Her children remember her love of community as central to their mother’s life. “She was about attitude, gratitude and fortitude,” said her son, Richard Landgarten, of New York. “She never missed a wedding or a bar mitzvah or any other kind of event. She and Irwin used to say people were either best friends, or future best friends.”
Bear managed to attend her grandson’s bar mitzvah in New York last weekend, despite being seriously ill with cancer. “She showed incredible strength — she was at the service, at the party. She wouldn’t have missed it,” he said.
Ann Bear served as president of the Women’s Alliance of the S.F.-based Jewish Community Federation and as a board member of the Ronald C. Wornick Jewish Day School in Foster City. At the time of her death, she was on the boards of AIPAC, the JCF and its North Peninsula Council. The couple were active members of Peninsula Temple Sholom in Burlingame.
After leading the Women’s Alliance (now named Women’s Philanthropy), Bear was a recipient of the Judith Chapman Women’s Award for Leadership in 2009. That same year, Mayor Gavin Newsom named May 21 as “Ann Bear Day” in San Francisco.
Those who knew her best say she was an inspiration to volunteers and burgeoning philanthropists.
“She lived her life for others right up until the end,” wrote Alon Shalev, executive director of San Francisco Hillel, in a blog post this week. He got to know Bear after Irwin, who had been president of Hillel’s board of directors, passed away in 2010.

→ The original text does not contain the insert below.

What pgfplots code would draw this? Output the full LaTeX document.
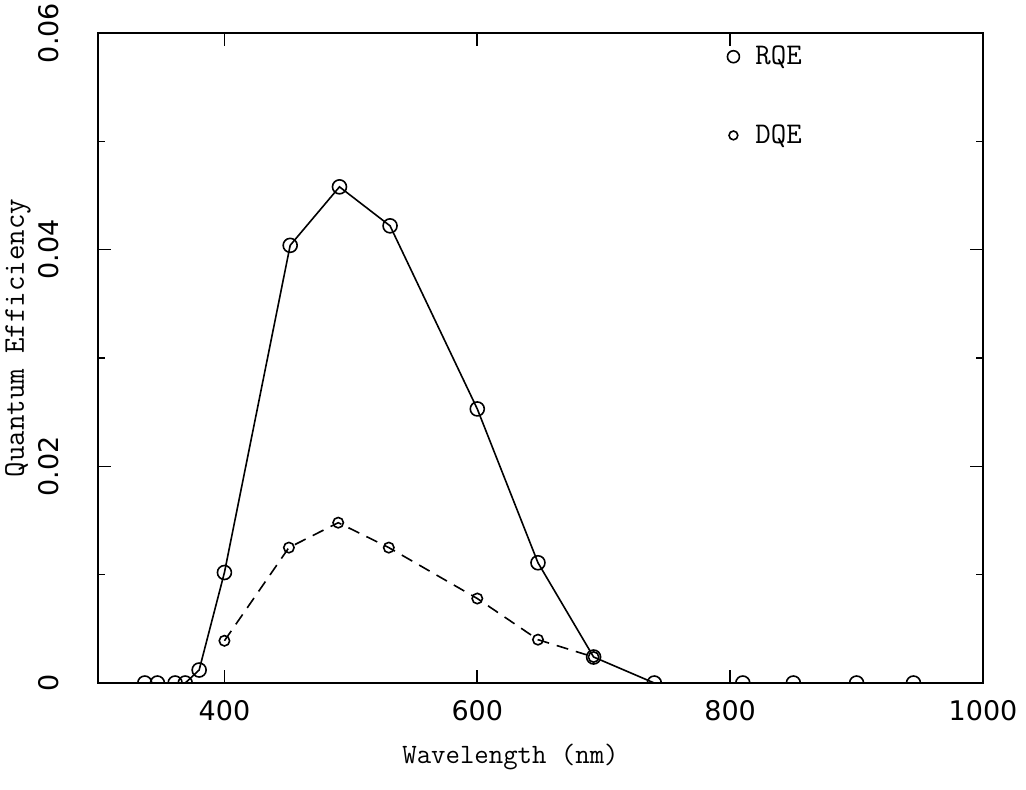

“I visited Ann last week and spent almost four hours with her,” he said. “She insisted that we focus on a project that she was helping me with. When I kept asking if she needed to stop to rest, she refused. She felt a sense of urgency and the need to give as much as she could while she still could.”
Her giving nature didn’t stop with people, either. Bear’s love of dogs was well-known; Koffi, a Labrador, was every bit a full member of the family.
A memorial service was held Nov. 19 at Peninsula Temple Sholom and funeral services were Nov. 21 in New York.